Revisiting my SH847 regulator/rectifier mount.

That is pretty much my view. I must stick a thermocouple in that box. Well once I have a clutch.
 
Add me to the list of impressed people for Bedifferent's mounting bracket for the SH847 mounting bracket. Very well done, and very solid. He gives excellent directions on how to mount everything together.

Regarding the vacuum hoses for the canister which has to come out, I made a modification to Idaho Red Rocket 3's note in another thread:

Nice work Bob. When I took my canister off I rerouted the hose to the canister back on the TB so it just goes from one TB to another.

In this thread, DEcosse gave an illustration of the hoses as they relate to the throttle bodies and the canister. I have all of the stock intake and did not want to go through the trouble of taking it all off to access the throttle bodies. In looking at DEcosse's illustration and Idaho Red Rocket 3's comment, I realized that if I connected the end of Pipe B which goes into the Purge Control Valve to the end of Pipe C where it goes into the canister, I would accomplish the same thing Idaho Red Rocket 3 did. I cut off the nipple on the Purge Control Valve onto which Pipe B is attached. I cut off the excess hose on Pipe B and Pipe C so there is not a lot flopping around in the space. In cutting Pipe C, I discovered that the ID of the hose is just a little smaller than that of Pipe B. I was able to press the end of each hose over each end of the nipple. They were very tight. I then used small zip ties to make sure they stayed on, and then used another zip tied to keep it pulled toward the new fuel line I ran from the overflow valve down to the underside of the bike. I have the Jack-Be_Quick bracket attached and the overflow hose came out just behind it.

In the photo below, just above and to the right of my finger, you can see the two hoses connected together with zip ties making sure they stay attached to the nipple from the Purge Control valve. The hoses above my finger, the one on the left is Pipe B, the second from the left is the new fuel line running from the overflow valve which can just be seen at the end of that hose, and the third from the left is Pipe C. The zip tie above my finger is to keep the hoses away from the SH847.



Started the bike and everything worked without throwing a code. Very pleased. Thank you all for this wonderful information.
 
Thanks @PaddyO . If I had access to the proper tools they would not only be practical, but a thing of beauty as well. Did I say... I miss my machine shop.
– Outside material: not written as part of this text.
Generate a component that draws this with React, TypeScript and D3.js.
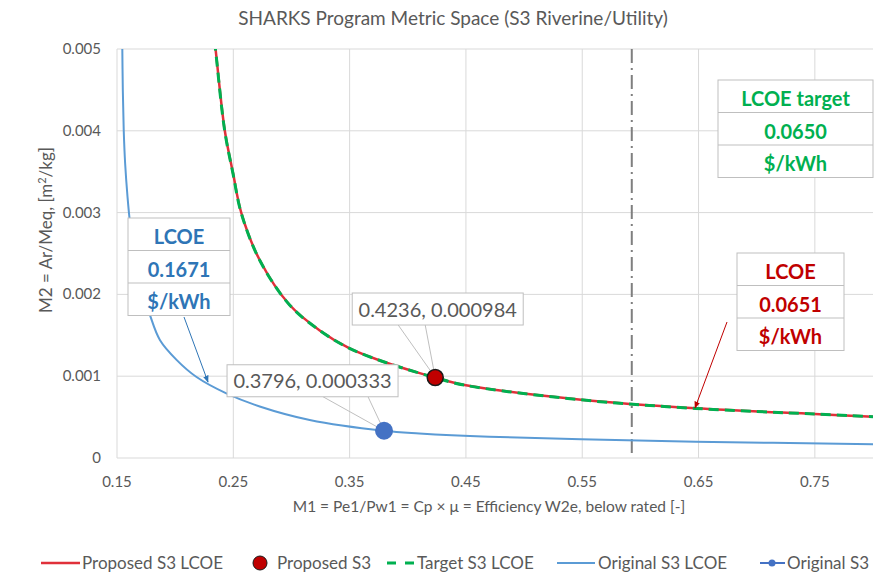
import React, { useRef, useEffect } from "react";
import * as d3 from "d3";

// Proposed S3 LCOE curve
const proposedX = [0.234, 0.2355, 0.2427, 0.2498, 0.257, 0.2727, 0.2985, 0.3243, 0.35, 0.3786, 0.4073, 0.4236, 0.4487, 0.549, 0.6476, 0.75, 0.8];
const proposedY = [0.0051, 0.0049, 0.004, 0.00348, 0.00299, 0.00242, 0.00187, 0.00156, 0.00134, 0.00118, 0.00105, 0.000984, 0.000892, 0.000712, 0.000607, 0.000538, 0.000505];

// Target S3 LCOE curve (almost on top of the proposed one)
const targetX = [0.2339, 0.2354, 0.2426, 0.2497, 0.2569, 0.2726, 0.2984, 0.3242, 0.3499, 0.3785, 0.4072, 0.4235, 0.4486, 0.5489, 0.6475, 0.7499, 0.8];
const targetY = [0.0051, 0.0049, 0.004, 0.00348, 0.00299, 0.00242, 0.00187, 0.00156, 0.00134, 0.00118, 0.00105, 0.000983, 0.000891, 0.000711, 0.000606, 0.000537, 0.000504];

// Original S3 LCOE curve
const originalX = [0.1545, 0.155, 0.1558, 0.157, 0.159, 0.161, 0.165, 0.171, 0.1783, 0.187, 0.2012, 0.2184, 0.244, 0.2727, 0.3157, 0.3796, 0.41, 0.47, 0.549, 0.6476, 0.8];
const originalY = [0.0051, 0.0045, 0.004, 0.0036, 0.0032, 0.0029, 0.0025, 0.0021, 0.00175, 0.00144, 0.0012, 0.00099, 0.00079, 0.00063, 0.000465, 0.000333, 0.000301, 0.00026, 0.000228, 0.0002, 0.000167];

// design points
const proposedPoint = [0.4236, 0.000984];
const originalPoint = [0.3796, 0.000333];
const betzLimit = 0.5926;

const xTicks = [0.15, 0.25, 0.35, 0.45, 0.55, 0.65, 0.75];
const yTicks = [0, 0.001, 0.002, 0.003, 0.004, 0.005];

const originalBox = ["LCOE", "0.1671", "$/kWh"];
const proposedBox = ["LCOE", "0.0651", "$/kWh"];
const targetBox = ["LCOE target", "0.0650", "$/kWh"];

const legendItems = ["Proposed S3 LCOE", "Proposed S3", "Target S3 LCOE", "Original S3 LCOE", "Original S3"];

const RED = "#C00000";
const LINE_RED = "#E0303A";
const GREEN = "#00B050";
const BLUE = "#5B9BD5";
const BLUE_DOT = "#4472C4";
const BLUE_TEXT = "#2E75B6";
const GREY_TEXT = "#595959";
const GRID = "#D9D9D9";
const FONT = "Lato, 'Open Sans', sans-serif";

const App = () => {
  const svgRef = useRef<SVGSVGElement>(null);

  useEffect(() => {
    const svg = d3.select(svgRef.current);
    svg.selectAll("*").remove();

    const width = 887;
    const height = 574;
    const margin = { top: 49, right: 14, bottom: 116, left: 117 };

    const x = d3.scaleLinear().domain([0.15, 0.8]).range([margin.left, width - margin.right]);
    const y = d3.scaleLinear().domain([0, 0.005]).range([height - margin.bottom, margin.top]);

    svg.style("font-family", FONT);

    const defs = svg.append("defs");
    defs
      .append("clipPath")
      .attr("id", "plot-clip")
      .append("rect")
      .attr("x", margin.left)
      .attr("y", margin.top)
      .attr("width", width - margin.left - margin.right)
      .attr("height", height - margin.top - margin.bottom);

    const arrow = (id: string, color: string) =>
      defs
        .append("marker")
        .attr("id", id)
        .attr("viewBox", "0 0 10 10")
        .attr("refX", 9)
        .attr("refY", 5)
        .attr("markerWidth", 7)
        .attr("markerHeight", 7)
        .attr("orient", "auto")
        .append("path")
        .attr("d", "M0,1 L10,5 L0,9 Z")
        .attr("fill", color);
    arrow("arrow-blue", BLUE_TEXT);
    arrow("arrow-red", RED);

    // Title
    svg
      .append("text")
      .attr("x", 453)
      .attr("y", 25)
      .attr("text-anchor", "middle")
      .style("font-size", "19px")
      .style("fill", GREY_TEXT)
      .text("SHARKS Program Metric Space (S3 Riverine/Utility)");

    // Grid
    svg
      .append("g")
      .selectAll("line")
      .data(yTicks)
      .join("line")
      .attr("x1", margin.left)
      .attr("x2", width - margin.right)
      .attr("y1", (d) => y(d))
      .attr("y2", (d) => y(d))
      .attr("stroke", GRID)
      .attr("stroke-width", 1);

    svg
      .append("g")
      .selectAll("line")
      .data(xTicks)
      .join("line")
      .attr("x1", (d) => x(d))
      .attr("x2", (d) => x(d))
      .attr("y1", margin.top)
      .attr("y2", height - margin.bottom)
      .attr("stroke", GRID)
      .attr("stroke-width", 1);

    // Tick labels
    svg
      .append("g")
      .selectAll("text")
      .data(yTicks)
      .join("text")
      .attr("x", margin.left - 16)
      .attr("y", (d) => y(d) + 5)
      .attr("text-anchor", "end")
      .style("font-size", "15px")
      .style("fill", GREY_TEXT)
      .text((d) => (d === 0 ? "0" : d3.format(".3f")(d)));

    svg
      .append("g")
      .selectAll("text")
      .data(xTicks)
      .join("text")
      .attr("x", (d) => x(d))
      .attr("y", y(0) + 29)
      .attr("text-anchor", "middle")
      .style("font-size", "15px")
      .style("fill", GREY_TEXT)
      .text((d) => d3.format(".2f")(d));

    // Axis titles
    svg
      .append("text")
      .attr("x", 489)
      .attr("y", y(0) + 54)
      .attr("text-anchor", "middle")
      .style("font-size", "15.5px")
      .style("fill", GREY_TEXT)
      .text("M1 = Pe1/Pw1 = Cp × μ = Efficiency W2e, below rated [-]");

    const yTitle = svg
      .append("text")
      .attr("transform", `translate(52,230) rotate(-90)`)
      .attr("text-anchor", "middle")
      .style("font-size", "17px")
      .style("fill", GREY_TEXT);
    yTitle.append("tspan").text("M2 = Ar/Meq, [m");
    yTitle.append("tspan").attr("dy", -6).style("font-size", "11px").text("2");
    yTitle.append("tspan").attr("dy", 6).text("/kg]");

    // Betz limit
    svg
      .append("line")
      .attr("x1", x(betzLimit))
      .attr("x2", x(betzLimit))
      .attr("y1", margin.top)
      .attr("y2", y(0))
      .attr("stroke", "#7F7F7F")
      .attr("stroke-width", 2)
      .attr("stroke-dasharray", "14,5,2,5");

    const plot = svg.append("g").attr("clip-path", "url(#plot-clip)");

    const line = d3.line<number>().curve(d3.curveCatmullRom.alpha(0.5));

    const path = (xs: number[], ys: number[]) =>
      line.x((_, i) => x(xs[i])).y((_, i) => y(ys[i]))(xs);

    plot
      .append("path")
      .attr("d", path(originalX, originalY))
      .attr("fill", "none")
      .attr("stroke", BLUE)
      .attr("stroke-width", 2);

    plot
      .append("path")
      .attr("d", path(proposedX, proposedY))
      .attr("fill", "none")
      .attr("stroke", LINE_RED)
      .attr("stroke-width", 2.5);

    plot
      .append("path")
      .attr("d", path(targetX, targetY))
      .attr("fill", "none")
      .attr("stroke", GREEN)
      .attr("stroke-width", 3)
      .attr("stroke-dasharray", "10,6");

    // Boxes
    const tableBox = (
      left: number,
      top: number,
      w: number,
      rowH: number,
      rows: string[],
      color: string
    ) => {
      const g = svg.append("g");
      g.append("rect")
        .attr("x", left)
        .attr("y", top)
        .attr("width", w)
        .attr("height", rowH * rows.length)
        .attr("fill", "white")
        .attr("stroke", "#BFBFBF");
      rows.forEach((r, i) => {
        if (i > 0)
          g.append("line")
            .attr("x1", left)
            .attr("x2", left + w)
            .attr("y1", top + rowH * i)
            .attr("y2", top + rowH * i)
            .attr("stroke", "#BFBFBF");
        g.append("text")
          .attr("x", left + w / 2)
          .attr("y", top + rowH * i + rowH / 2 + 10)
          .attr("text-anchor", "middle")
          .style("font-size", "20px")
          .style("font-weight", "bold")
          .style("fill", color)
          .text(r);
      });
    };

    const callout = (
      px: number,
      py: number,
      left: number,
      top: number,
      w: number,
      h: number,
      a: number,
      b: number,
      label: string
    ) => {
      const g = svg.append("g");
      g.append("path")
        .attr("d", `M${left + a},${top + h} L${px},${py} L${left + b},${top + h}`)
        .attr("fill", "none")
        .attr("stroke", "#BFBFBF");
      g.append("rect")
        .attr("x", left)
        .attr("y", top)
        .attr("width", w)
        .attr("height", h)
        .attr("fill", "white")
        .attr("stroke", "#BFBFBF");
      g.append("text")
        .attr("x", left + w / 2)
        .attr("y", top + h / 2 + 7.5)
        .attr("text-anchor", "middle")
        .style("font-size", "20px")
        .style("fill", GREY_TEXT)
        .text(label);
    };

    const ppx = x(proposedPoint[0]);
    const ppy = y(proposedPoint[1]);
    const opx = x(originalPoint[0]);
    const opy = y(originalPoint[1]);

    callout(ppx, ppy, ppx - 83, ppy - 84.5, 171, 32, 46, 73, `${proposedPoint[0]}, ${proposedPoint[1]}`);
    callout(opx, opy, opx - 157, opy - 66, 171, 32, 96, 141, `${originalPoint[0]}, ${originalPoint[1].toFixed(6)}`);

    // Points
    svg
      .append("circle")
      .attr("cx", ppx)
      .attr("cy", ppy)
      .attr("r", 8)
      .attr("fill", RED)
      .attr("stroke", "#1a1a1a")
      .attr("stroke-width", 1.5);
    svg
      .append("circle")
      .attr("cx", opx)
      .attr("cy", opy)
      .attr("r", 9)
      .attr("fill", BLUE_DOT);

    // LCOE tables
    tableBox(128, 218, 102, 32.5, originalBox, BLUE_TEXT);
    tableBox(718, 80, 155, 32.5, targetBox, GREEN);
    tableBox(737, 253, 107, 32.5, proposedBox, RED);

    svg
      .append("line")
      .attr("x1", 184)
      .attr("y1", 317)
      .attr("x2", 208)
      .attr("y2", 382)
      .attr("stroke", BLUE_TEXT)
      .attr("stroke-width", 1)
      .attr("marker-end", "url(#arrow-blue)");
    svg
      .append("line")
      .attr("x1", 727)
      .attr("y1", 322)
      .attr("x2", 695)
      .attr("y2", 408)
      .attr("stroke", RED)
      .attr("stroke-width", 1)
      .attr("marker-end", "url(#arrow-red)");

    // Legend
    const ly = 563;
    const lg = svg.append("g").style("font-size", "17px").style("fill", GREY_TEXT);
    const item = (sx: number, label: string, draw: (g: any) => void) => {
      const g = lg.append("g");
      draw(g);
      g.append("text").attr("x", sx).attr("y", ly + 6).style("fill", GREY_TEXT).text(label);
    };
    item(82, legendItems[0], (g) =>
      g.append("line").attr("x1", 41).attr("x2", 80).attr("y1", ly).attr("y2", ly).attr("stroke", LINE_RED).attr("stroke-width", 2.5)
    );
    item(277, legendItems[1], (g) =>
      g.append("circle").attr("cx", 260).attr("cy", ly).attr("r", 7).attr("fill", RED).attr("stroke", "#1a1a1a")
    );
    item(417, legendItems[2], (g) =>
      g.append("line").attr("x1", 387).attr("x2", 414).attr("y1", ly).attr("y2", ly).attr("stroke", GREEN).attr("stroke-width", 3).attr("stroke-dasharray", "9,9")
    );
    item(598, legendItems[3], (g) =>
      g.append("line").attr("x1", 557).attr("x2", 595).attr("y1", ly).attr("y2", ly).attr("stroke", BLUE).attr("stroke-width", 2)
    );
    item(787, legendItems[4], (g) => {
      g.append("line").attr("x1", 760).attr("x2", 785).attr("y1", ly).attr("y2", ly).attr("stroke", BLUE_DOT).attr("stroke-width", 2);
      g.append("circle").attr("cx", 772).attr("cy", ly).attr("r", 3.5).attr("fill", BLUE_DOT);
    });
  }, []);

  return (
    <svg
      ref={svgRef}
      width={887}
      height={574}
      style={{ position: "absolute", left: 0, top: 0, background: "white" }}
    ></svg>
  );
};

export default App;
Wow, Bedifferent! If this is what you can make without “proper” tools, I can only imagine what you could do with “proper” tools. You are quite the artist! You are too modest!
 
Bedifferent can I buy one from you?
 
My review: The bracket fit very nicely and was an easy install. It came with good instructions and I'm very pleased with the results. Thanks much for this fine work Bedifferent!
 
Just did this on my bike 2015 Roadster. I had to cut off the part of the relay bracket that extends past the second bolt mount to the right when you face the bike. Removed the stock R&R and used a 1 and a half inch wide Aluminum strip (Ace Hardware) cut to length and drilled holes for R&R and attached it with countersunk metal screws for a lower profile on the back end and mounted the strip the the battery box mounting bolt and the lower end zip tied through a slot we cut on the Aluminum strip and through one of the mounting bolt holes of the old R&R.